Para nossas juízes, a apropriação de códigos do ‘homem branco’ torna o índio merecedor de punição
Por Luís Francisco Carvalho Filho, na Folha de S.Paulo
Segundo o IBGE, a população que se declara indígena no Brasil ultrapassou 817 mil em 2010. Entre 1991 e 2000, o crescimento foi extraordinário (294 mil para 734 mil), o que se explica por questões metodológicas, pelo crescente sentimento de orgulho racial e por políticas compensatórias desenvolvidas a partir da Constituição de 1988.
É pouco diante do despovoamento histórico e do universo de 200 milhões de habitantes. A extinção de povos e culturas iniciada pela colonização portuguesa (catequese, guerras, massacres, escravidão, epidemias) persistiu durante a República com outra roupagem.

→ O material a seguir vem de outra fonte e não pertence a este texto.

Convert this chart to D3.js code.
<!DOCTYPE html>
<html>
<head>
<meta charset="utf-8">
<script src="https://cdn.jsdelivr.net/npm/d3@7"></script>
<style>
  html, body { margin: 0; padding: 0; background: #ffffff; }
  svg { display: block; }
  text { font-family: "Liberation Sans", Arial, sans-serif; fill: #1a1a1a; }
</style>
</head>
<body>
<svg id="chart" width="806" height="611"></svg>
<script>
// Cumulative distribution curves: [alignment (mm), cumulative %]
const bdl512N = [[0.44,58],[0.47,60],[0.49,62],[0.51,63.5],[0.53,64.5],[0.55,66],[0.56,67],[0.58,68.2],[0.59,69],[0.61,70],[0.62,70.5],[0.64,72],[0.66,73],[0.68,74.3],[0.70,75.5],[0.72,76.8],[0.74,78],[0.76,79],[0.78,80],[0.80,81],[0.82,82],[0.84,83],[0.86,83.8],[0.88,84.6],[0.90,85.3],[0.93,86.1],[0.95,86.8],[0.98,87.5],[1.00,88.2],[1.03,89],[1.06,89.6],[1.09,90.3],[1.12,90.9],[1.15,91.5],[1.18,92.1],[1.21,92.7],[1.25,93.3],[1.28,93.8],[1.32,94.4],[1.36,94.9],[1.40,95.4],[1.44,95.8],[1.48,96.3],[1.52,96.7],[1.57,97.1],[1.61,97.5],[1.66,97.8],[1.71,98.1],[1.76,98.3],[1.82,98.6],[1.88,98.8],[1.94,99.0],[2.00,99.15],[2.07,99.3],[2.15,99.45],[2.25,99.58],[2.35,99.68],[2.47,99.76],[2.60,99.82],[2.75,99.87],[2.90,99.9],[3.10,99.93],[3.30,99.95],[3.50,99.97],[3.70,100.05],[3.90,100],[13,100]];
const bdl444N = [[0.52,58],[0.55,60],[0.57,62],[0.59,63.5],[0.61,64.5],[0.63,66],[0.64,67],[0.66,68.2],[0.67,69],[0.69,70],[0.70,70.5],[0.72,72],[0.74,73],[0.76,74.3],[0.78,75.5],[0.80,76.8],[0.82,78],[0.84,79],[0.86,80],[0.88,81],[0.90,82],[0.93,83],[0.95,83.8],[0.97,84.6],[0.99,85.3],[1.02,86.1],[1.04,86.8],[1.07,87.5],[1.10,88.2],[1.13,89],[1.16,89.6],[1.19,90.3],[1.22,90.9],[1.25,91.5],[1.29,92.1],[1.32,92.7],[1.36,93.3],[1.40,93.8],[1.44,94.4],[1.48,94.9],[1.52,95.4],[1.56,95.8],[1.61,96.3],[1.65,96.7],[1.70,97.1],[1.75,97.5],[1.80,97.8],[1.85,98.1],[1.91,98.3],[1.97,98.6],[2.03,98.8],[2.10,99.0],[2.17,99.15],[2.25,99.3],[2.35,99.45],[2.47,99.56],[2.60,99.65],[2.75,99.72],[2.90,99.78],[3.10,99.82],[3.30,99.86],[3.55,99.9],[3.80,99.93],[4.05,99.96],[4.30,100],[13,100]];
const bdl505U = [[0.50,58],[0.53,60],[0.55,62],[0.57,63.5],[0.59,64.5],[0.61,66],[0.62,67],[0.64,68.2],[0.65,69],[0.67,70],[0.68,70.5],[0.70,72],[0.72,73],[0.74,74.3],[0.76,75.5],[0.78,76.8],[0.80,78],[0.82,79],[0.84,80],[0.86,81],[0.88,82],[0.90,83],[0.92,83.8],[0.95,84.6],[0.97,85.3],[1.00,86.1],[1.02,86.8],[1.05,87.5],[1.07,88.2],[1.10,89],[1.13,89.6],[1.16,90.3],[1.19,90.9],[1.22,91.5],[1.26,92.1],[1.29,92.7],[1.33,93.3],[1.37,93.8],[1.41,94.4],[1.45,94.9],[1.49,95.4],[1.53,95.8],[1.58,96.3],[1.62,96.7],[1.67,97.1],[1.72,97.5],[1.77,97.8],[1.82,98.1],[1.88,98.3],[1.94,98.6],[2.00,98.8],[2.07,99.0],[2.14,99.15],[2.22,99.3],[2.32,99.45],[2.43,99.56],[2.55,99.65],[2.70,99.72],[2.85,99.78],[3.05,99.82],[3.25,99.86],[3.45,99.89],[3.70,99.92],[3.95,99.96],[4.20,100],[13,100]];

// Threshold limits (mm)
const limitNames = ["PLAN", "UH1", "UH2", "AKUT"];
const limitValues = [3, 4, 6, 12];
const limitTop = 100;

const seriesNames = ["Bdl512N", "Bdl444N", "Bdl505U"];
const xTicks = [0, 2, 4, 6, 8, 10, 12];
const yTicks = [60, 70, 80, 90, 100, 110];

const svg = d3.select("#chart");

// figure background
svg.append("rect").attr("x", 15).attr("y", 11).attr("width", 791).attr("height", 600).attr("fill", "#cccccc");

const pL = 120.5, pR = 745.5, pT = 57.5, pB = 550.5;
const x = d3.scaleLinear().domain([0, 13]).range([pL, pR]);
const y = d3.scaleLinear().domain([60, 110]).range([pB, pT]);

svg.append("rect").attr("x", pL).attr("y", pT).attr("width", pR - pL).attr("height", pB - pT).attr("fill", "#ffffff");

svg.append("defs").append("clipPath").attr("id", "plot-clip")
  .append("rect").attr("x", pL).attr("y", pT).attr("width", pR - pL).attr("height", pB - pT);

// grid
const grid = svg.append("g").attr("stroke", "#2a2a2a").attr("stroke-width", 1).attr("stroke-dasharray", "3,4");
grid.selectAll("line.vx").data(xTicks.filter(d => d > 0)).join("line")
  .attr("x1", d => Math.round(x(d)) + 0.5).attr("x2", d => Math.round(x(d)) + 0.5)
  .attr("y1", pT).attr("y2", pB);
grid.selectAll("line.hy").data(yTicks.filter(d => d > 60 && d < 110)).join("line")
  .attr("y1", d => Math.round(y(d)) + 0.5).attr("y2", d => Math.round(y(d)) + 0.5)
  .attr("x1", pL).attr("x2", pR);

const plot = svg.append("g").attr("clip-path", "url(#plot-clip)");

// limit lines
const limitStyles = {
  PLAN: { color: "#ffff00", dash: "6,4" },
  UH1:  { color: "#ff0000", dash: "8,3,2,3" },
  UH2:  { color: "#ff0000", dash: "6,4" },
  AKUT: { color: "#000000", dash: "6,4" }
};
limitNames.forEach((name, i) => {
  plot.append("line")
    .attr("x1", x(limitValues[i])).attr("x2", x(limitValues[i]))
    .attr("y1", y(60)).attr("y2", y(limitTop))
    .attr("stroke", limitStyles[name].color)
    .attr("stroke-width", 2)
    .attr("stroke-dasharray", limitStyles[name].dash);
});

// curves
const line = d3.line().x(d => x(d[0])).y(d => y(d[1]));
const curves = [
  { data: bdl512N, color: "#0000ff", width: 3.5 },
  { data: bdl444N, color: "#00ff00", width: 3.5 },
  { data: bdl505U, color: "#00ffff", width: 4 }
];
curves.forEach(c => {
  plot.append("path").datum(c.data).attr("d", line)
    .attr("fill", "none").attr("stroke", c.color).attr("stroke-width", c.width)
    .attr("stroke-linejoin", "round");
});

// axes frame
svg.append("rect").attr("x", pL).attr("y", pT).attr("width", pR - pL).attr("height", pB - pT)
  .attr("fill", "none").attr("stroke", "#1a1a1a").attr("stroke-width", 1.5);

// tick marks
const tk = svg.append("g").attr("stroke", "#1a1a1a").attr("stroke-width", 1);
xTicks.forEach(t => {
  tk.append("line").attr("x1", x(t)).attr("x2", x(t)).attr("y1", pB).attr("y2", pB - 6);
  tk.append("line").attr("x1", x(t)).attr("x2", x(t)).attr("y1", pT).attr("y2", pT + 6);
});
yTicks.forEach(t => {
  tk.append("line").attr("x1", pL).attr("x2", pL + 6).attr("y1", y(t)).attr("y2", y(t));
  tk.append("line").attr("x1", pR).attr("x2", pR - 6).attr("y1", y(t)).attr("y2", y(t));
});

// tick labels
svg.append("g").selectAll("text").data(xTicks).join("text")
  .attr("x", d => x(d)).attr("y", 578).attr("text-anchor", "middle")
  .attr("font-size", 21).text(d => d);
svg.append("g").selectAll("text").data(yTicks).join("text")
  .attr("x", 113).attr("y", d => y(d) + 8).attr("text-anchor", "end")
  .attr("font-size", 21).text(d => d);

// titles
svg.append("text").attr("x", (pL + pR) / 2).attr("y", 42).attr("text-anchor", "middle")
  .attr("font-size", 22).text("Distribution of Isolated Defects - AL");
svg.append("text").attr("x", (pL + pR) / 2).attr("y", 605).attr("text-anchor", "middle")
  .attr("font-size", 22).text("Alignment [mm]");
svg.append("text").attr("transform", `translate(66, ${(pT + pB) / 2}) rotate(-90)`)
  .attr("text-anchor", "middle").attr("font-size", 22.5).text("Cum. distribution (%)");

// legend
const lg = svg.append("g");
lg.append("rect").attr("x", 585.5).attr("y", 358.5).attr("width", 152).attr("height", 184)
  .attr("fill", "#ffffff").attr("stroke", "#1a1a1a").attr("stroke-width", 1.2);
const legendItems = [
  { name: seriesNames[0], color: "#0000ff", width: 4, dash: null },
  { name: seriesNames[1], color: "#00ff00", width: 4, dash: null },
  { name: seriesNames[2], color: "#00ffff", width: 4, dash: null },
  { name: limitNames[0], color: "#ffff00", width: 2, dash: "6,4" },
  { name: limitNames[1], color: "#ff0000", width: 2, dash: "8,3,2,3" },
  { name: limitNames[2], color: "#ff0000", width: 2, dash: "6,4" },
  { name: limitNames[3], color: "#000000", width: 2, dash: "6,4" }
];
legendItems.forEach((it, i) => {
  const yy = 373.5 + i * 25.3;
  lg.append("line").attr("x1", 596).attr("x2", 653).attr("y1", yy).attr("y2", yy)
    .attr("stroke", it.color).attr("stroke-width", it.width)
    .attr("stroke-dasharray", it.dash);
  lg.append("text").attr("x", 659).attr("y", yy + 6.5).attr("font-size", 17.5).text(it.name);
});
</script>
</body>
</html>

Nelson Hungria, ex-ministro do STF e nosso mais influente criminalista, ao comentar o Código Penal de 1940, afirma que os “silvícolas” não mereceram uma alusão expressa no texto para evitar que se pudesse supor, no “estrangeiro”, que ainda éramos “um país infestado de gentio”. Para a justiça criminal, o índio tem “desenvolvimento mental incompleto”, é inteiramente desprovido “das aquisições éticas” do homem médio civilizado.

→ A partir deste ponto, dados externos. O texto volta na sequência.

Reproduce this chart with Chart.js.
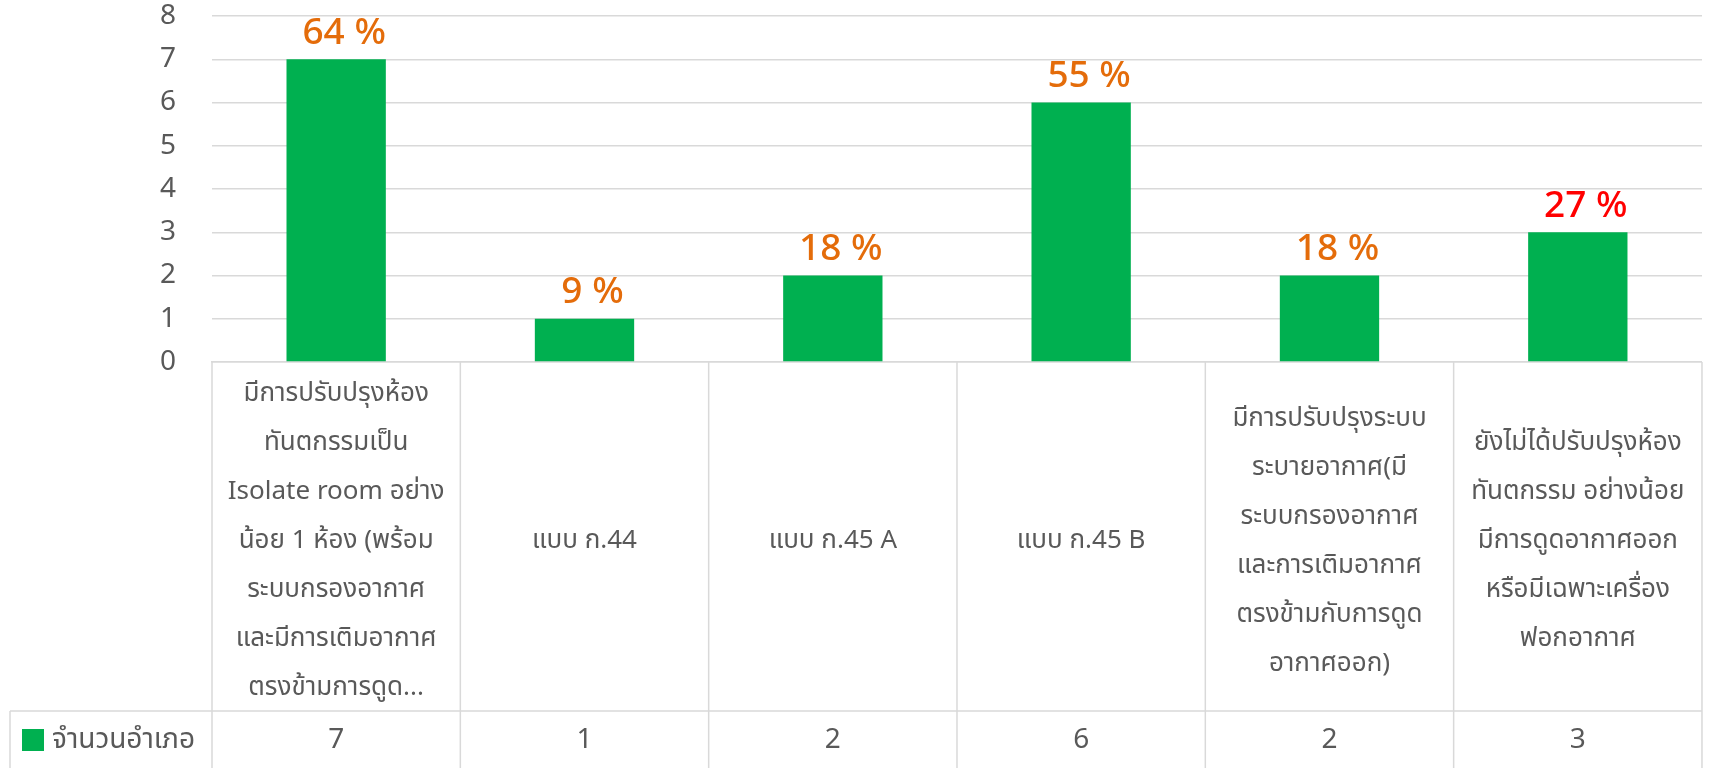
<!DOCTYPE html>
<html>
<head>
<meta charset="utf-8">
<script src="https://cdn.jsdelivr.net/npm/chart.js@4/dist/chart.umd.min.js"></script>
<style>
  html, body { margin: 0; padding: 0; background: #fff; }
</style>
</head>
<body>
<canvas id="chart" width="1709" height="768"></canvas>
<script>
const categories = [
    ['มีการปรับปรุงห้อง', 'ทันตกรรมเป็น', 'Isolate room อย่าง', 'น้อย 1 ห้อง (พร้อม', 'ระบบกรองอากาศ', 'และมีการเติมอากาศ', 'ตรงข้ามการดูด...'],
    ['แบบ ก.44'],
    ['แบบ ก.45 A'],
    ['แบบ ก.45 B'],
    ['มีการปรับปรุงระบบ', 'ระบายอากาศ(มี', 'ระบบกรองอากาศ', 'และการเติมอากาศ', 'ตรงข้ามกับการดูด', 'อากาศออก)'],
    ['ยังไม่ได้ปรับปรุงห้อง', 'ทันตกรรม อย่างน้อย', 'มีการดูดอากาศออก', 'หรือมีเฉพาะเครื่อง', 'ฟอกอากาศ']
];
const seriesName = 'จำนวนอำเภอ';
const counts = [7, 1, 2, 6, 2, 3];
const percentLabels = ['64 %', '9 %', '18 %', '55 %', '18 %', '27 %'];
const percentColors = ['#E46C0A', '#E46C0A', '#E46C0A', '#E46C0A', '#E46C0A', '#FF0000'];

const FONT = '"Noto Sans", "Noto Sans Thai", sans-serif';
const GREEN = '#00B050';
const GRAY_TEXT = '#595959';
const LINE = '#D9D9D9';

// percent labels above the bars
const percentPlugin = {
    id: 'percentLabels',
    afterDatasetsDraw(chart) {
        const ctx = chart.ctx;
        const meta = chart.getDatasetMeta(0);
        ctx.save();
        ctx.font = '500 37px ' + FONT;
        ctx.textAlign = 'center';
        ctx.textBaseline = 'middle';
        meta.data.forEach(function(bar, i) {
            ctx.fillStyle = percentColors[i];
            ctx.fillText(percentLabels[i], bar.x + 8, bar.y - 26);
        });
        ctx.restore();
    }
};

// data table under the axis
const tablePlugin = {
    id: 'dataTable',
    afterDraw(chart) {
        const ctx = chart.ctx;
        const xs = chart.scales.x;
        const area = chart.chartArea;
        const top = xs.top;
        const rowTop = top + 349;
        const bottom = chart.height;
        const n = counts.length;

        const edges = [area.left];
        for (let i = 1; i < n; i++) {
            edges.push((xs.getPixelForValue(i - 1) + xs.getPixelForValue(i)) / 2);
        }
        edges.push(area.right);

        ctx.save();
        ctx.strokeStyle = LINE;
        ctx.lineWidth = 1.5;
        ctx.beginPath();
        edges.forEach(function(x) {
            ctx.moveTo(x, top);
            ctx.lineTo(x, bottom);
        });
        ctx.moveTo(10, rowTop);
        ctx.lineTo(area.right, rowTop);
        ctx.moveTo(10, rowTop);
        ctx.lineTo(10, bottom);
        ctx.stroke();

        const midY = rowTop + 29;
        ctx.fillStyle = GREEN;
        ctx.fillRect(22, midY - 11, 22, 22);

        ctx.fillStyle = GRAY_TEXT;
        ctx.font = '28px ' + FONT;
        ctx.textBaseline = 'middle';
        ctx.textAlign = 'left';
        ctx.fillText(seriesName, 52, midY);
        ctx.textAlign = 'center';
        counts.forEach(function(v, i) {
            ctx.fillText(String(v), xs.getPixelForValue(i), midY);
        });
        ctx.restore();
    }
};

const ctx = document.getElementById('chart').getContext('2d');
const chart = new Chart(ctx, {
    type: 'bar',
    data: {
        labels: categories,
        datasets: [{
            label: seriesName,
            data: counts,
            backgroundColor: GREEN,
            barPercentage: 0.4,
            categoryPercentage: 1
        }]
    },
    options: {
        responsive: false,
        animation: false,
        layout: { padding: { top: 0, right: 7, left: 0, bottom: 0 } },
        plugins: {
            legend: { display: false },
            tooltip: { enabled: false }
        },
        scales: {
            x: {
                grid: { display: false },
                border: { color: LINE, width: 1.5 },
                ticks: {
                    color: GRAY_TEXT,
                    font: { family: FONT, size: 26, lineHeight: 1.885 },
                    maxRotation: 0,
                    autoSkip: false,
                    crossAlign: 'center',
                    padding: 24
                },
                afterFit: function(scale) { scale.height = 406; }
            },
            y: {
                min: 0,
                max: 8,
                ticks: {
                    stepSize: 1,
                    color: GRAY_TEXT,
                    font: { family: FONT, size: 28 },
                    padding: 36
                },
                grid: { color: LINE, lineWidth: 1.5, drawTicks: false },
                border: { display: false },
                afterFit: function(scale) {
                    scale.width = 212;
                    scale.paddingTop = 16;
                    scale.paddingBottom = 0;
                }
            }
        }
    },
    plugins: [percentPlugin, tablePlugin]
});
</script>
</body>
</html>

O resultado prático da opção do legislador de 1940 é que, para aferição da responsabilidade criminal do índio acusado de um delito, é comum não se levar em consideração critérios antropológicos. Para nossos juízes, a simples apropriação de códigos de sobrevivência do chamado homem branco, como o idioma português ou o saber dirigir veículo, já é suficiente para ser merecedor de punição.
Emprega-se o verbo infestar para o que faz mal: pragas, ratos, insetos. Não se diz que uma mata está “infestada” de orquídeas nem que nossas cidades estão “infestadas” de turistas na Copa do Mundo.

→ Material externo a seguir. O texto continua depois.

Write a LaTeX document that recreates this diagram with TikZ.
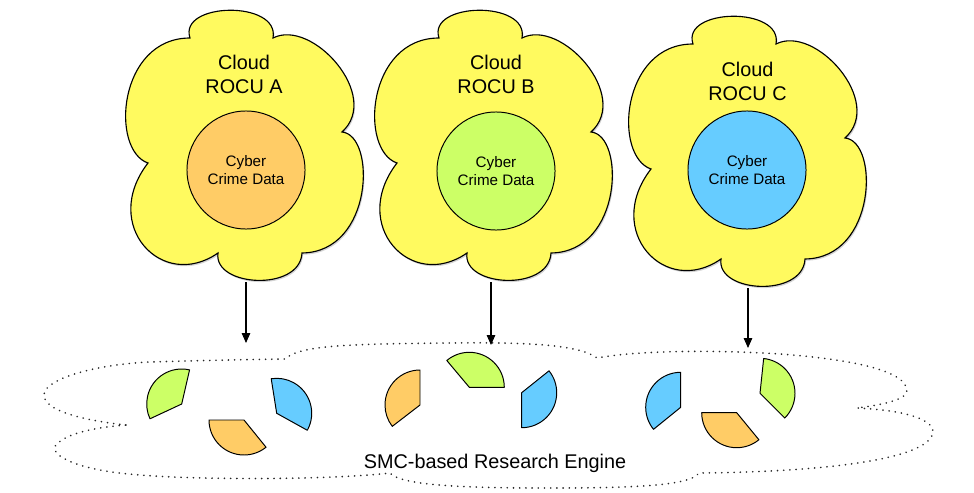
\documentclass[tikz,border=0pt]{standalone}
\usepackage{fontspec}
\setmainfont{Liberation Sans}
\usetikzlibrary{arrows.meta,shadows}
\definecolor{cloudyellow}{RGB}{255,250,95}
\definecolor{pieceorange}{RGB}{255,204,102}
\definecolor{piecegreen}{RGB}{204,255,102}
\definecolor{pieceblue}{RGB}{102,204,255}
\begin{document}
\begin{tikzpicture}[x=0.025cm,y=0.025cm,
  cloudshape/.style={draw=black, line width=0.8pt, fill=cloudyellow,
    drop shadow={shadow xshift=0.8pt, shadow yshift=-1.2pt, opacity=0.35}},
  datacircle/.style={circle, draw=black, line width=0.7pt, minimum size=2.95cm,
    inner sep=0pt, align=center, font=\fontsize{10.8}{12.5}\selectfont},
  cloudlabel/.style={align=center, font=\fontsize{14.1}{16.4}\selectfont, inner sep=0pt},
  enginelabel/.style={font=\fontsize{14.1}{16.4}\selectfont, inner sep=0pt, anchor=base},
  piece/.style={draw=black, line width=0.7pt, line join=round},
  feed/.style={-{Triangle[length=7pt,width=6pt]}, line width=0.75pt},
  engine/.style={draw=black!85, line width=1.3pt, dash pattern=on 0.01pt off 4.4pt, line cap=round},
  flower/.pic={
    \path[cloudshape] (190,-38) .. controls (178,-2) and (280,0) .. (273,-38)
      .. controls (312,-18) and (382,-96) .. (342,-132)
      .. controls (376,-135) and (374,-252) .. (302,-253)
      .. controls (300,-292) and (213,-287) .. (218,-253)
      .. controls (162,-292) and (100,-225) .. (148,-163)
      .. controls (110,-150) and (118,-38) .. (190,-38) -- cycle;
  }
]
\useasboundingbox (0,0) rectangle (974,-493);

% research engine (dotted cloud)
\path[engine] (126,-425) .. controls (80,-420) and (44,-410) .. (44,-395)
 .. controls (44,-378) and (100,-364) .. (150,-362)
 .. controls (200,-360.5) and (250,-359.5) .. (285,-359)
 .. controls (300,-345) and (350,-344) .. (450,-343)
 .. controls (530,-342) and (580,-345) .. (597,-358)
 .. controls (640,-350) and (720,-350) .. (780,-354)
 .. controls (860,-360) and (905,-372) .. (907,-390)
 .. controls (908,-400) and (880,-405) .. (857,-408)
 .. controls (900,-410) and (933,-418) .. (933,-432)
 .. controls (930,-460) and (820,-472) .. (699,-473)
 .. controls (690,-487) and (620,-488) .. (545,-488)
 .. controls (460,-488) and (400,-485) .. (390,-473)
 .. controls (330,-480) and (200,-480) .. (140,-475)
 .. controls (70,-470) and (45,-452) .. (58,-443)
 .. controls (70,-432) and (100,-427) .. (126,-425) -- cycle;
\node[enginelabel] (engine) at (495,-468) {SMC-based Research Engine};

% shares
\draw[piece, fill=piecegreen]  (181.7,-404) -- ++(77:35) arc[start angle=77, end angle=205, radius=35] -- cycle;
\draw[piece, fill=pieceorange] (244,-420) -- ++(180:35) arc[start angle=180, end angle=309, radius=35] -- cycle;
\draw[piece, fill=pieceblue]   (276.7,-413.3) -- ++(-29:35) arc[start angle=-29, end angle=99, radius=35] -- cycle;

\draw[piece, fill=pieceorange] (420,-405) -- ++(90:35) arc[start angle=90, end angle=217.6, radius=35] -- cycle;
\draw[piece, fill=piecegreen]  (469.3,-387.3) -- ++(0:35) arc[start angle=0, end angle=130, radius=35] -- cycle;
\draw[piece, fill=pieceblue]   (521.7,-392.7) -- ++(-90:35) arc[start angle=-90, end angle=38.7, radius=35] -- cycle;

\draw[piece, fill=pieceblue]   (680.7,-407.3) -- ++(90:35) arc[start angle=90, end angle=219, radius=35] -- cycle;
\draw[piece, fill=pieceorange] (736.7,-412.7) -- ++(180:35) arc[start angle=180, end angle=309.4, radius=35] -- cycle;
\draw[piece, fill=piecegreen]  (760,-393.3) -- ++(-45:35) arc[start angle=-45, end angle=84, radius=35] -- cycle;

% clouds
\pic (cloudA) at (0,0) {flower};
\pic (cloudB) at (249,0) {flower};
\pic (cloudC) at (503,-6) {flower};

\node[cloudlabel] (labA) at (244,-74.4) {Cloud\\ROCU A};
\node[cloudlabel] (labB) at (496,-74.4) {Cloud\\ROCU B};
\node[cloudlabel] (labC) at (747.5,-81.4) {Cloud\\ROCU C};

\node[datacircle, fill=pieceorange] (dataA) at (246,-170) {Cyber\\Crime Data};
\node[datacircle, fill=piecegreen]  (dataB) at (496,-171) {Cyber\\Crime Data};
\node[datacircle, fill=pieceblue]   (dataC) at (747,-170) {Cyber\\Crime Data};

% feeds
\coordinate (outA) at (246,-282);
\coordinate (inA) at (246,-343);
\coordinate (outB) at (491,-282);
\coordinate (inB) at (491,-345);
\coordinate (outC) at (748,-288);
\coordinate (inC) at (748,-348);
\draw[feed] (outA) -- (inA);
\draw[feed] (outB) -- (inB);
\draw[feed] (outC) -- (inC);
\end{tikzpicture}
\end{document}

A visão preconceituosa de Hungria é também uma senha para compreender o andamento da questão indígena na segunda metade do século 20. Para o Brasil crescer era preciso “desinfestar” o território.
A Comissão da Verdade foi instituída para esclarecer graves violações de direitos humanos praticadas a partir de 1946. O período de apuração ultrapassa o termo inicial do regime militar (1964). A extensão temporal da lei parece estranha quando se tem em mente apenas a perseguição política simbolizada pela tortura, morte e desaparecimento de militantes de esquerda. Mas, objetivamente, há motivo para que graves violações patrocinadas desde 1946 contra índios pelo Estado brasileiro, ou com a sua conivência, sejam apuradas.
Medidas inaceitáveis, como o deslocamento forçado de comunidades, que viabilizaram obras de infraestrutura e a colonização de espaços “desocupados”, merecem memória e reparação.
A atuação da Funai durante a ditadura: por que não vasculhar os arquivos deste órgão estratégico para o pensamento militar brasileiro?
O Centro de Reeducação Indígena Krenak, criado na região do Rio Doce, em Minas Gerais, na vigência do AI-5, reuniu índios infratores, desajustados e resistentes em regime de campo de confinamento, com trabalhos forçados, vigilância e castigo. Para lá eram conduzidos pela vontade arbitrária de comandantes de postos e aldeamentos.
Ainda há quem considere a presença de povos indígenas um incômodo. Para preservar o que sobrou de suas culturas não bastam documentários da BBC. É preciso investigar o que aconteceu.